Former Bedfordshire police chief Jon Boutcher, who has been commissioned by the PSNI to take on a number of sensitive historic Troubles investigations, also gave evidence to the committee.

Ahead of his appearance, SDLP MP Claire Hanna asked Mr Byrne whether he agreed with Mr Boutcher’s previously stated position that any proposal to close down murder investigations should be approached with “extreme caution”.

“Yes,” Mr Byrne replied.

Among the 236 murders being investigated by Mr Boutcher and his Operation Kenova team are killings allegedly linked to Stakeknife – the high-ranking Army agent within the IRA – and a notorious loyalist murder gang that operated from a farmhouse in Glenanne, Co Armagh.

'Missing chapter'

Mr Boutcher said legacy was the “missing chapter” of the 1998 Good Friday Agreement.

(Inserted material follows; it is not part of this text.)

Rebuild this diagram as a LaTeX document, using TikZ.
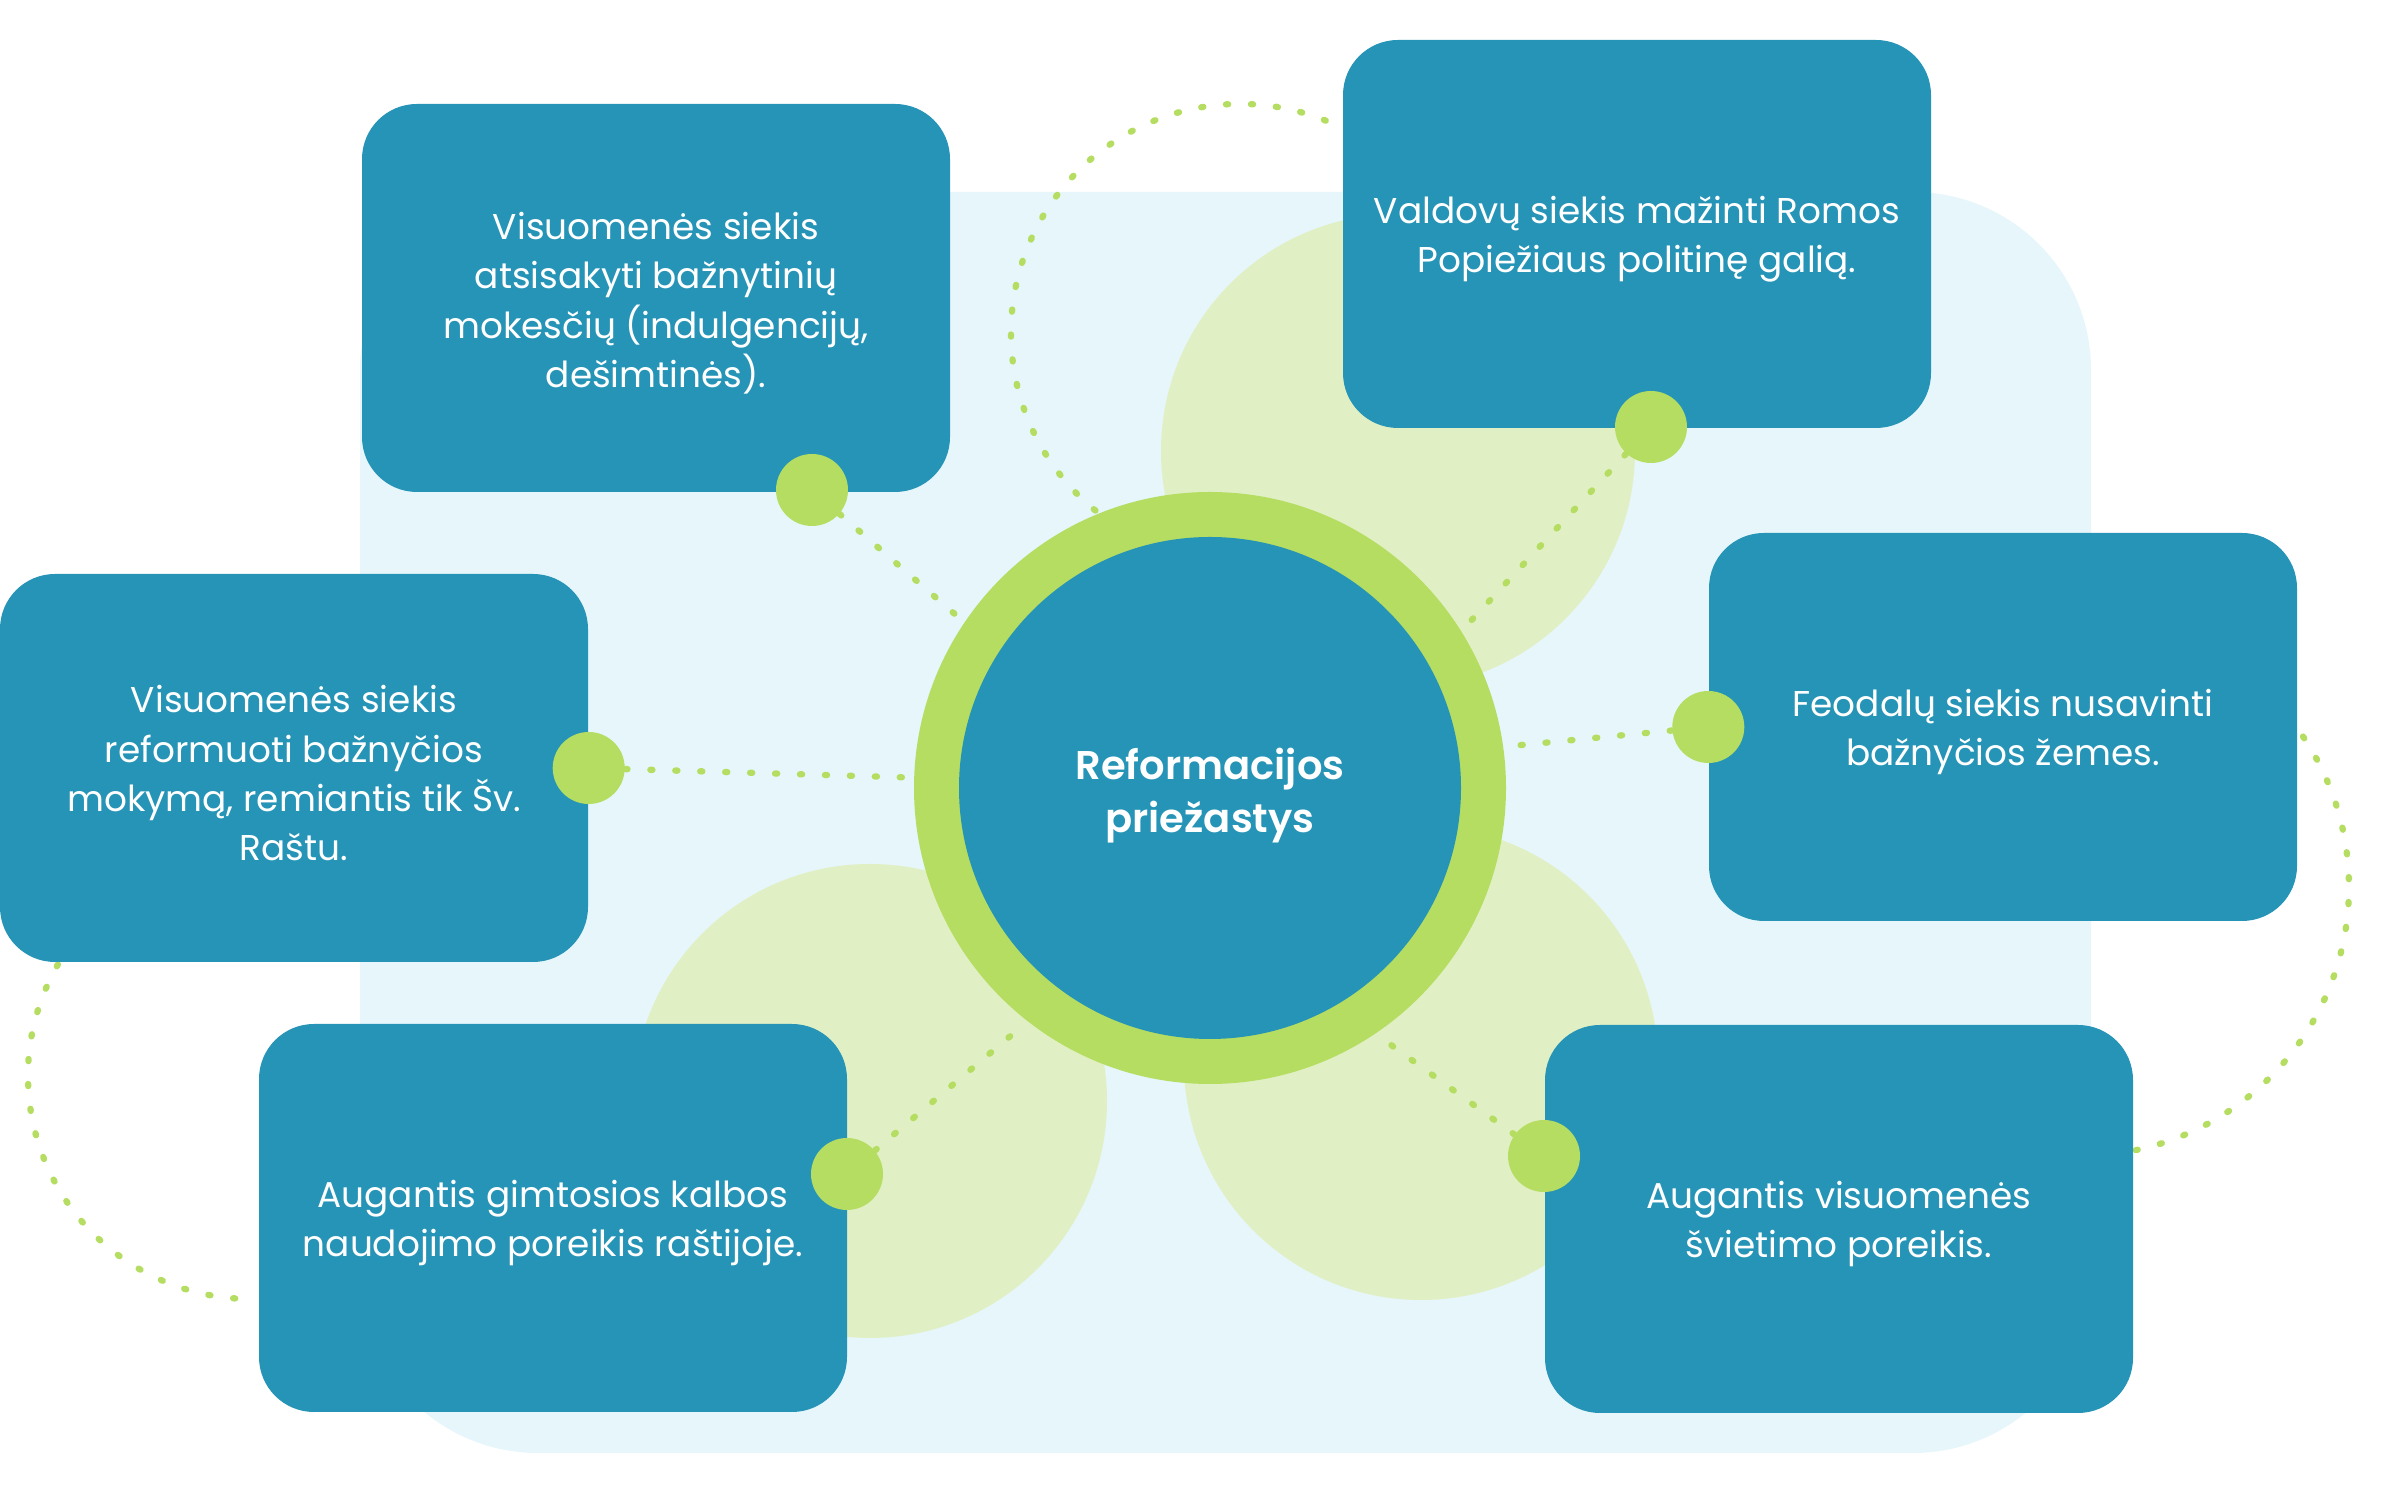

He said bereaved families had spent 22 years in a “no man’s land” without knowing what happened to their loved ones and it was time for a “fulsome, proper and fair way” to deal with legacy.

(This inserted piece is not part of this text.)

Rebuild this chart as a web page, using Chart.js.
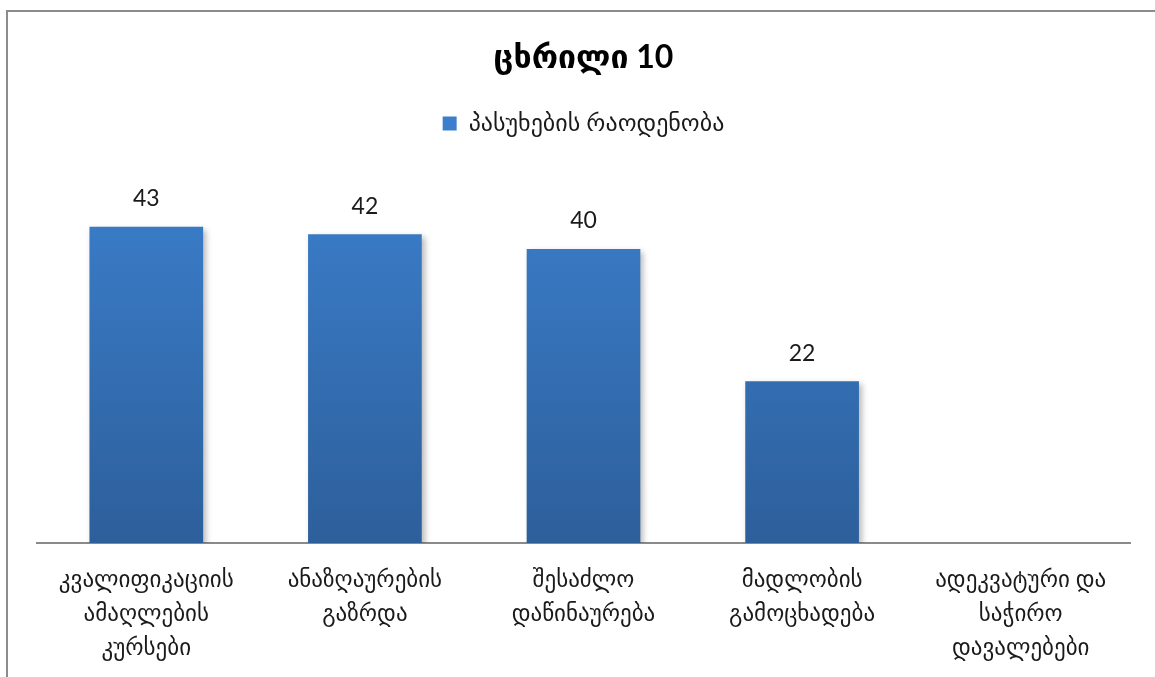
<!DOCTYPE html>
<html lang="ka">
<head>
<meta charset="UTF-8" />
<title>ცხრილი 10</title>
<style>
  html, body { margin: 0; padding: 0; background: #fff; overflow: hidden; }
  #wrap { position: absolute; left: 0; top: 0; width: 1155px; height: 677px; }
  #frame {
    position: absolute; left: 6px; top: 10px; width: 1160px; height: 700px;
    border: 2px solid #8c8c8c; pointer-events: none; box-sizing: border-box;
  }
</style>
</head>
<body>
<div id="wrap"><canvas id="chart"></canvas></div>
<div id="frame"></div>

<script src="https://cdn.jsdelivr.net/npm/chart.js@4"></script>
<script>
  const TITLE = 'ცხრილი 10';
  const SERIES_NAME = 'პასუხების რაოდენობა';
  const categories = [
    ['კვალიფიკაციის', 'ამაღლების', 'კურსები'],
    ['ანაზღაურების', 'გაზრდა'],
    ['შესაძლო', 'დაწინაურება'],
    ['მადლობის', 'გამოცხადება'],
    ['ადეკვატური და', 'საჭირო', 'დავალებები']
  ];
  const counts = [43, 42, 40, 22, null];

  const FONT = 'Lato, "DejaVu Sans", sans-serif';

  // gradient fill for the bars, top lighter, bottom darker
  function barFill(ctx) {
    const area = ctx.chart.chartArea;
    if (!area) return '#3a7bc8';
    const g = ctx.chart.ctx.createLinearGradient(0, area.top, 0, area.bottom);
    g.addColorStop(0, '#3b7fcc');
    g.addColorStop(1, '#2d5f9b');
    return g;
  }

  // soft shadow under bars
  const shadowPlugin = {
    id: 'barShadow',
    beforeDatasetsDraw(chart) {
      const c = chart.ctx;
      c.save();
      c.shadowColor = 'rgba(0,0,0,0.28)';
      c.shadowBlur = 6;
      c.shadowOffsetX = 3;
      c.shadowOffsetY = 3;
    },
    afterDatasetsDraw(chart) {
      chart.ctx.restore();
    }
  };

  // value labels above each bar
  const valueLabels = {
    id: 'valueLabels',
    afterDatasetsDraw(chart) {
      const c = chart.ctx;
      const meta = chart.getDatasetMeta(0);
      c.save();
      c.font = '23px ' + FONT;
      c.fillStyle = '#1a1a1a';
      c.textAlign = 'center';
      c.textBaseline = 'middle';
      meta.data.forEach((bar, i) => {
        const v = counts[i];
        if (v === null || v === undefined) return;
        c.fillText(String(v), bar.x, bar.y - 28);
      });
      c.restore();
    }
  };

  // extra space between legend and plot area
  const legendGap = {
    id: 'legendGap',
    beforeInit(chart) {
      const fit = chart.legend.fit;
      chart.legend.fit = function () {
        fit.bind(chart.legend)();
        this.height += 30;
      };
    }
  };

  new Chart(document.getElementById('chart'), {
    type: 'bar',
    data: {
      labels: categories,
      datasets: [{
        label: SERIES_NAME,
        data: counts,
        backgroundColor: barFill,
        borderWidth: 0,
        categoryPercentage: 1,
        barPercentage: 0.52
      }]
    },
    options: {
      responsive: true,
      maintainAspectRatio: false,
      animation: false,
      layout: { padding: { left: 37, right: 25, top: 0, bottom: -8 } },
      scales: {
        x: {
          grid: { display: false, drawTicks: false },
          border: { display: true, color: '#8a8a8a', width: 2 },
          ticks: {
            color: '#1a1a1a',
            padding: 20,
            maxRotation: 0,
            autoSkip: false,
            font: { family: FONT, size: 23, lineHeight: 1.478 }
          }
        },
        y: {
          display: false,
          min: 0,
          max: 50
        }
      },
      plugins: {
        title: {
          display: true,
          text: TITLE,
          color: '#000',
          font: { family: FONT, size: 32, weight: 'bold' },
          padding: { top: 38, bottom: 25 }
        },
        legend: {
          position: 'top',
          labels: {
            color: '#1a1a1a',
            boxWidth: 14,
            boxHeight: 14,
            padding: 10,
            font: { family: FONT, size: 24 }
          }
        },
        tooltip: { enabled: false }
      }
    },
    plugins: [shadowPlugin, valueLabels, legendGap]
  });
</script>
</body>
</html>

He told the committee that he had faced battles with organisations like the Security Services to access information he needed to carry out his investigations.

On the proposal to shut down most cases, the officer said any move to close off investigations would be “unique” in UK law.

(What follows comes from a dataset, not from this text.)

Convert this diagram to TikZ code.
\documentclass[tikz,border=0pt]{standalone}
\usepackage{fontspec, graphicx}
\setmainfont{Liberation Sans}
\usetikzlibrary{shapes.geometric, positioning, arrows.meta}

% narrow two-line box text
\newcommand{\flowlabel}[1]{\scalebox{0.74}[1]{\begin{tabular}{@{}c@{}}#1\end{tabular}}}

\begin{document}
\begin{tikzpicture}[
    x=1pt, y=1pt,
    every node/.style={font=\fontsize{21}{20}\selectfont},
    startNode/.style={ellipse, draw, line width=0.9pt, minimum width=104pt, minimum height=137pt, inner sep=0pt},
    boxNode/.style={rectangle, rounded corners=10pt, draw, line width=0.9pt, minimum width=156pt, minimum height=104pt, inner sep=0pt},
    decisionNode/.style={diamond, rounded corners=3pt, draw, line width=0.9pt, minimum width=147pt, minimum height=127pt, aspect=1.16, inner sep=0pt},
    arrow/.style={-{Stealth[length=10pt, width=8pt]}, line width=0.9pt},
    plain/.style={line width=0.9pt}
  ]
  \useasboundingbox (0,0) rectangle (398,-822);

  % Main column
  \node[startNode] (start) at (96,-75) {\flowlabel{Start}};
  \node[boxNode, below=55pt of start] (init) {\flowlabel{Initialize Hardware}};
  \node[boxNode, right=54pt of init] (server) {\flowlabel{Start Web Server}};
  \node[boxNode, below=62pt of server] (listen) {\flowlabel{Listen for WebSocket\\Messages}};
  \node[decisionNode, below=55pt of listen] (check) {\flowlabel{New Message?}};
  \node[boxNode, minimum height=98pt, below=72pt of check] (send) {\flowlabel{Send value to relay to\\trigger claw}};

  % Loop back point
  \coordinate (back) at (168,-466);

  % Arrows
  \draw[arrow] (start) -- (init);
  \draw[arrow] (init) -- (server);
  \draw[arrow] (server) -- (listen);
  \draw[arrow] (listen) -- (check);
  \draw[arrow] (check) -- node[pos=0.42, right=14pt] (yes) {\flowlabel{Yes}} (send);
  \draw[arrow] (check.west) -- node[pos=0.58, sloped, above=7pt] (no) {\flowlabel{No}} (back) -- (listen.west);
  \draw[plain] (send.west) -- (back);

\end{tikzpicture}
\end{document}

Mr Boutcher said he had concerns about the proposition but said he would not rule it out.

He said future prosecutions would be “incredibly unlikely” and the focus should be on information recovery for families.

He said he would be “uncomfortable” with any suggestion of an amnesty.

The senior officer said if new information did emerge after a case was closed it was vital it was made available to bereaved relatives.

“The dilemma there, and it would be I think a unique position in UK law, is what happens if someone comes forward after this case has been closed to say what happened and give information that is new and compelling?” he asked.

“At the very least, the families need to know that information.”

Mr Boutcher said all stakeholders in legacy, including the UK and Irish Governments, should seek to find consensus on the way to deal with unsolved cases.

“This should be something that all of those parties are party to, an agreement as to how this can be done,” he said.

“And then hopefully we will see a consensus that we saw similar to the Good Friday Agreement, and we could finally give these families the truth that they deserve.”